■ COLLECTED DATA ■
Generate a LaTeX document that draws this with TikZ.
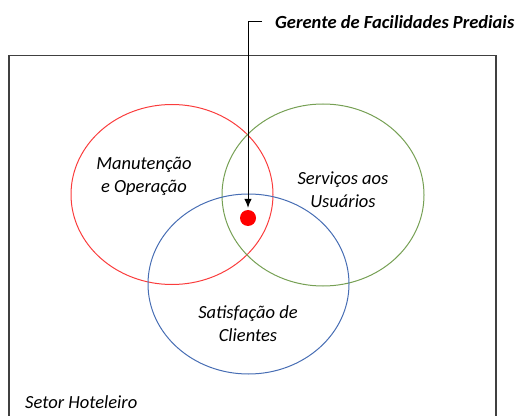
\documentclass[tikz,border=0pt]{standalone}
\usepackage{fontspec}
\setmainfont{Carlito}
\usetikzlibrary{arrows.meta}
\definecolor{vred}{RGB}{250,60,60}
\definecolor{vgreen}{RGB}{118,160,84}
\definecolor{vblue}{RGB}{72,110,180}
\tikzset{
  lbl/.style={font=\fontsize{18.5}{23}\selectfont\itshape, align=center, inner sep=0pt},
}
\begin{document}
\begin{tikzpicture}[>={Latex[length=9pt,width=7.5pt]}, x=1pt, y=1pt]
\useasboundingbox (0,0) rectangle (518,415);
\draw[line width=1.2pt, black!75] (9,-5)--(9,359.5)--(496,359.5)--(496,-5);
\draw[vred, line width=1pt] (172,220.5) ellipse (101 and 90);
\draw[vgreen, line width=1pt] (323,220) ellipse (101 and 91);
\draw[vblue, line width=1pt] (248.5,131) ellipse (100.5 and 90);
\node[lbl] (manut) at (144,238.5){Manutenção\\e Operação};
\node[lbl] (serv) at (343,225.5){Serviços aos\\Usuários};
\node[lbl] (satisf) at (248,91){Satisfação de\\Clientes};
\node[lbl, anchor=west] (setor) at (25,13){Setor Hoteleiro};
\node[lbl, font=\fontsize{18.5}{23}\selectfont\bfseries\itshape, anchor=west] (gerente) at (275,393){Gerente de Facilidades Prediais};
\node[circle, fill=red, minimum size=16pt, inner sep=0pt] (dot) at (248,197){};
\draw[->, line width=1pt, shorten <=13pt, shorten >=2pt] (gerente.west) -| (dot.north);

\end{tikzpicture}
\end{document}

■ WORK TO DO ■
Return the listing above word for word, with the pictures removed.

■ THE ANSWER ■
Generate a LaTeX document that draws this with TikZ.
\documentclass[tikz,border=0pt]{standalone}
\usepackage{fontspec}
\setmainfont{Carlito}
\usetikzlibrary{arrows.meta}
\definecolor{vred}{RGB}{250,60,60}
\definecolor{vgreen}{RGB}{118,160,84}
\definecolor{vblue}{RGB}{72,110,180}
\tikzset{
  lbl/.style={font=\fontsize{18.5}{23}\selectfont\itshape, align=center, inner sep=0pt},
}
\begin{document}
\begin{tikzpicture}[>={Latex[length=9pt,width=7.5pt]}, x=1pt, y=1pt]
\useasboundingbox (0,0) rectangle (518,415);
\draw[line width=1.2pt, black!75] (9,-5)--(9,359.5)--(496,359.5)--(496,-5);
\draw[vred, line width=1pt] (172,220.5) ellipse (101 and 90);
\draw[vgreen, line width=1pt] (323,220) ellipse (101 and 91);
\draw[vblue, line width=1pt] (248.5,131) ellipse (100.5 and 90);
\node[lbl] (manut) at (144,238.5){Manutenção\\e Operação};
\node[lbl] (serv) at (343,225.5){Serviços aos\\Usuários};
\node[lbl] (satisf) at (248,91){Satisfação de\\Clientes};
\node[lbl, anchor=west] (setor) at (25,13){Setor Hoteleiro};
\node[lbl, font=\fontsize{18.5}{23}\selectfont\bfseries\itshape, anchor=west] (gerente) at (275,393){Gerente de Facilidades Prediais};
\node[circle, fill=red, minimum size=16pt, inner sep=0pt] (dot) at (248,197){};
\draw[->, line width=1pt, shorten <=13pt, shorten >=2pt] (gerente.west) -| (dot.north);

\end{tikzpicture}
\end{document}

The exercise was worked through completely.